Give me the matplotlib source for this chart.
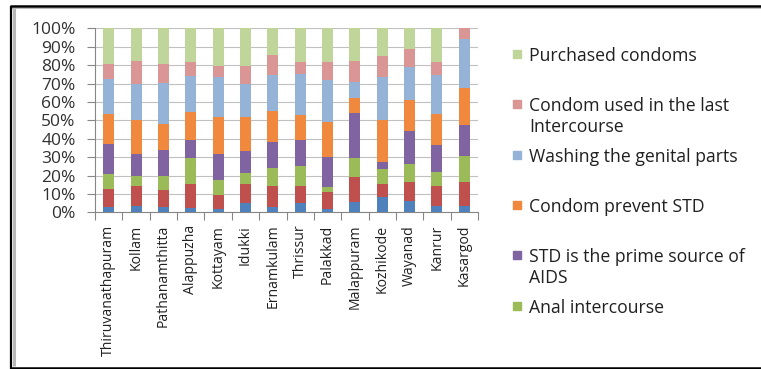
import matplotlib
matplotlib.use("Agg")
import matplotlib.pyplot as plt
import numpy as np
from matplotlib.lines import Line2D
from matplotlib.patches import Rectangle

plt.rcParams["font.family"] = ["Open Sans", "DejaVu Sans"]

districts = ["Thiruvanathapuram", "Kollam", "Pathanamthitta", "Alappuzha",
             "Kottayam", "Idukki", "Ernamkulam", "Thrissur", "Palakkad",
             "Malappuram", "Kozhikode", "Wayanad", "Kanrur", "Kasargod"]

# Stacked shares per district (bottom to top), in percent
seg_base1 = [2.7, 3.3, 2.7, 2.2, 1.8, 4.9, 2.7, 5.1, 1.8, 5.8, 8.3, 6.2, 3.6, 3.6]
seg_base2 = [10.0, 10.8, 9.6, 13.4, 7.6, 10.7, 11.8, 9.4, 9.4, 13.6, 7.3, 10.3, 10.5, 13.1]
anal_intercourse = [8.1, 5.6, 7.6, 13.9, 8.4, 5.8, 9.4, 10.9, 2.6, 10.1, 8.0, 9.8, 8.0, 14.1]
std_prime_source = [16.3, 12.0, 14.2, 10.0, 13.9, 12.1, 14.1, 14.1, 16.1, 24.5, 3.9, 18.1, 14.3, 16.7]
condom_prevent_std = [16.3, 18.7, 14.1, 15.0, 19.9, 18.3, 17.3, 13.2, 19.4, 8.0, 22.9, 16.7, 17.2, 19.9]
washing_genital = [19.1, 19.2, 22.3, 19.4, 21.8, 17.8, 19.5, 22.5, 22.4, 9.0, 23.0, 17.7, 20.9, 26.6]
condom_last = [8.3, 12.8, 10.3, 7.8, 6.3, 10.1, 10.5, 6.7, 10.2, 11.4, 11.6, 10.1, 7.4, 6.0]
purchased_condoms = [19.2, 17.6, 19.2, 18.3, 20.3, 20.3, 14.7, 18.1, 18.1, 17.6, 15.0, 11.1, 18.1, 0.0]

series = [seg_base1, seg_base2, anal_intercourse, std_prime_source,
          condom_prevent_std, washing_genital, condom_last, purchased_condoms]
labels = [None, None, "Anal intercourse", "STD is the prime source of\nAIDS",
          "Condom prevent STD", "Washing the genital parts",
          "Condom used in the last\nIntercourse", "Purchased condoms"]
colors = ["#4F81BD", "#C0504D", "#9BBB59", "#8064A2", "#F0883E",
          "#95B3D7", "#D99694", "#BFD59A"]

W, H = 761, 369
fig = plt.figure(figsize=(W / 100, H / 100), dpi=100)
ax = fig.add_axes([95 / W, 1 - 212.3 / H, (478 - 95) / W, (212.3 - 28.3) / H])

data = np.array(series, dtype=float)
shares = data / data.sum(axis=0) * 100
x = np.arange(len(districts))
bottom = np.zeros(len(districts))
for vals, col in zip(shares, colors):
    ax.bar(x, vals, bottom=bottom, width=0.4, color=col, zorder=3)
    bottom += vals

ax.set_xlim(-0.5, len(districts) - 0.5)
ax.set_ylim(0, 100)
ax.set_yticks(np.arange(0, 101, 10))
ax.set_yticklabels([f"{v}%" for v in range(0, 101, 10)], fontsize=12.5, color="#303030")
ax.yaxis.grid(True, color="#c0c0c0", linewidth=0.8, zorder=0)
ax.set_axisbelow(True)

ax.set_xticks(x)
ax.set_xticklabels(districts, rotation=90, fontsize=10.1, color="#202020")
ax.tick_params(axis="x", which="major", length=0, pad=9)
ax.set_xticks(np.arange(-0.5, len(districts), 1.0), minor=True)
ax.tick_params(axis="x", which="minor", length=6, color="#868686", width=0.8)
ax.tick_params(axis="y", length=6, color="#868686", width=0.8, pad=8)

for side in ("top", "right"):
    ax.spines[side].set_visible(False)
for side in ("left", "bottom"):
    ax.spines[side].set_color("#868686")
    ax.spines[side].set_linewidth(0.8)

# Legend, top entry first
legend_rows = [(7, 52.7), (6, 102.7), (5, 153.5), (4, 204), (3, 254), (2, 304.5)]
for idx, ypx in legend_rows:
    fig.add_artist(Rectangle((513 / W, 1 - (ypx + 5) / H), 8 / W, 8 / H,
                             transform=fig.transFigure, color=colors[idx]))
    fig.text(529 / W, 1 - (ypx - 5.5) / H, labels[idx], fontsize=12.7,
             color="#202020", va="top", ha="left", linespacing=1.2)

# Frame around the figure
def fline(x0, y0, x1, y1, lw, col):
    fig.add_artist(Line2D([x0 / W, x1 / W], [1 - y0 / H, 1 - y1 / H],
                          transform=fig.transFigure, color=col, linewidth=lw,
                          solid_capstyle="butt"))

fline(10, 6.3, W, 6.3, 1.8, "black")
fline(10, 8.3, W, 8.3, 0.6, "#b0b0b0")
fline(11, 5.5, 11, 368.5, 1.6, "black")
fline(14, 8, 14, 366, 2.2, "#b8b8b8")
fline(10, 367.5, W, 367.5, 1.8, "black")

fig.savefig("out.png", dpi=100)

• _Exercise directions_:
Leave out the pictures and output the rest of the material exactly as written.

• _Solution for this exercise_:
Give me the matplotlib source for this chart.
import matplotlib
matplotlib.use("Agg")
import matplotlib.pyplot as plt
import numpy as np
from matplotlib.lines import Line2D
from matplotlib.patches import Rectangle

plt.rcParams["font.family"] = ["Open Sans", "DejaVu Sans"]

districts = ["Thiruvanathapuram", "Kollam", "Pathanamthitta", "Alappuzha",
             "Kottayam", "Idukki", "Ernamkulam", "Thrissur", "Palakkad",
             "Malappuram", "Kozhikode", "Wayanad", "Kanrur", "Kasargod"]

# Stacked shares per district (bottom to top), in percent
seg_base1 = [2.7, 3.3, 2.7, 2.2, 1.8, 4.9, 2.7, 5.1, 1.8, 5.8, 8.3, 6.2, 3.6, 3.6]
seg_base2 = [10.0, 10.8, 9.6, 13.4, 7.6, 10.7, 11.8, 9.4, 9.4, 13.6, 7.3, 10.3, 10.5, 13.1]
anal_intercourse = [8.1, 5.6, 7.6, 13.9, 8.4, 5.8, 9.4, 10.9, 2.6, 10.1, 8.0, 9.8, 8.0, 14.1]
std_prime_source = [16.3, 12.0, 14.2, 10.0, 13.9, 12.1, 14.1, 14.1, 16.1, 24.5, 3.9, 18.1, 14.3, 16.7]
condom_prevent_std = [16.3, 18.7, 14.1, 15.0, 19.9, 18.3, 17.3, 13.2, 19.4, 8.0, 22.9, 16.7, 17.2, 19.9]
washing_genital = [19.1, 19.2, 22.3, 19.4, 21.8, 17.8, 19.5, 22.5, 22.4, 9.0, 23.0, 17.7, 20.9, 26.6]
condom_last = [8.3, 12.8, 10.3, 7.8, 6.3, 10.1, 10.5, 6.7, 10.2, 11.4, 11.6, 10.1, 7.4, 6.0]
purchased_condoms = [19.2, 17.6, 19.2, 18.3, 20.3, 20.3, 14.7, 18.1, 18.1, 17.6, 15.0, 11.1, 18.1, 0.0]

series = [seg_base1, seg_base2, anal_intercourse, std_prime_source,
          condom_prevent_std, washing_genital, condom_last, purchased_condoms]
labels = [None, None, "Anal intercourse", "STD is the prime source of\nAIDS",
          "Condom prevent STD", "Washing the genital parts",
          "Condom used in the last\nIntercourse", "Purchased condoms"]
colors = ["#4F81BD", "#C0504D", "#9BBB59", "#8064A2", "#F0883E",
          "#95B3D7", "#D99694", "#BFD59A"]

W, H = 761, 369
fig = plt.figure(figsize=(W / 100, H / 100), dpi=100)
ax = fig.add_axes([95 / W, 1 - 212.3 / H, (478 - 95) / W, (212.3 - 28.3) / H])

data = np.array(series, dtype=float)
shares = data / data.sum(axis=0) * 100
x = np.arange(len(districts))
bottom = np.zeros(len(districts))
for vals, col in zip(shares, colors):
    ax.bar(x, vals, bottom=bottom, width=0.4, color=col, zorder=3)
    bottom += vals

ax.set_xlim(-0.5, len(districts) - 0.5)
ax.set_ylim(0, 100)
ax.set_yticks(np.arange(0, 101, 10))
ax.set_yticklabels([f"{v}%" for v in range(0, 101, 10)], fontsize=12.5, color="#303030")
ax.yaxis.grid(True, color="#c0c0c0", linewidth=0.8, zorder=0)
ax.set_axisbelow(True)

ax.set_xticks(x)
ax.set_xticklabels(districts, rotation=90, fontsize=10.1, color="#202020")
ax.tick_params(axis="x", which="major", length=0, pad=9)
ax.set_xticks(np.arange(-0.5, len(districts), 1.0), minor=True)
ax.tick_params(axis="x", which="minor", length=6, color="#868686", width=0.8)
ax.tick_params(axis="y", length=6, color="#868686", width=0.8, pad=8)

for side in ("top", "right"):
    ax.spines[side].set_visible(False)
for side in ("left", "bottom"):
    ax.spines[side].set_color("#868686")
    ax.spines[side].set_linewidth(0.8)

# Legend, top entry first
legend_rows = [(7, 52.7), (6, 102.7), (5, 153.5), (4, 204), (3, 254), (2, 304.5)]
for idx, ypx in legend_rows:
    fig.add_artist(Rectangle((513 / W, 1 - (ypx + 5) / H), 8 / W, 8 / H,
                             transform=fig.transFigure, color=colors[idx]))
    fig.text(529 / W, 1 - (ypx - 5.5) / H, labels[idx], fontsize=12.7,
             color="#202020", va="top", ha="left", linespacing=1.2)

# Frame around the figure
def fline(x0, y0, x1, y1, lw, col):
    fig.add_artist(Line2D([x0 / W, x1 / W], [1 - y0 / H, 1 - y1 / H],
                          transform=fig.transFigure, color=col, linewidth=lw,
                          solid_capstyle="butt"))

fline(10, 6.3, W, 6.3, 1.8, "black")
fline(10, 8.3, W, 8.3, 0.6, "#b0b0b0")
fline(11, 5.5, 11, 368.5, 1.6, "black")
fline(14, 8, 14, 366, 2.2, "#b8b8b8")
fline(10, 367.5, W, 367.5, 1.8, "black")

fig.savefig("out.png", dpi=100)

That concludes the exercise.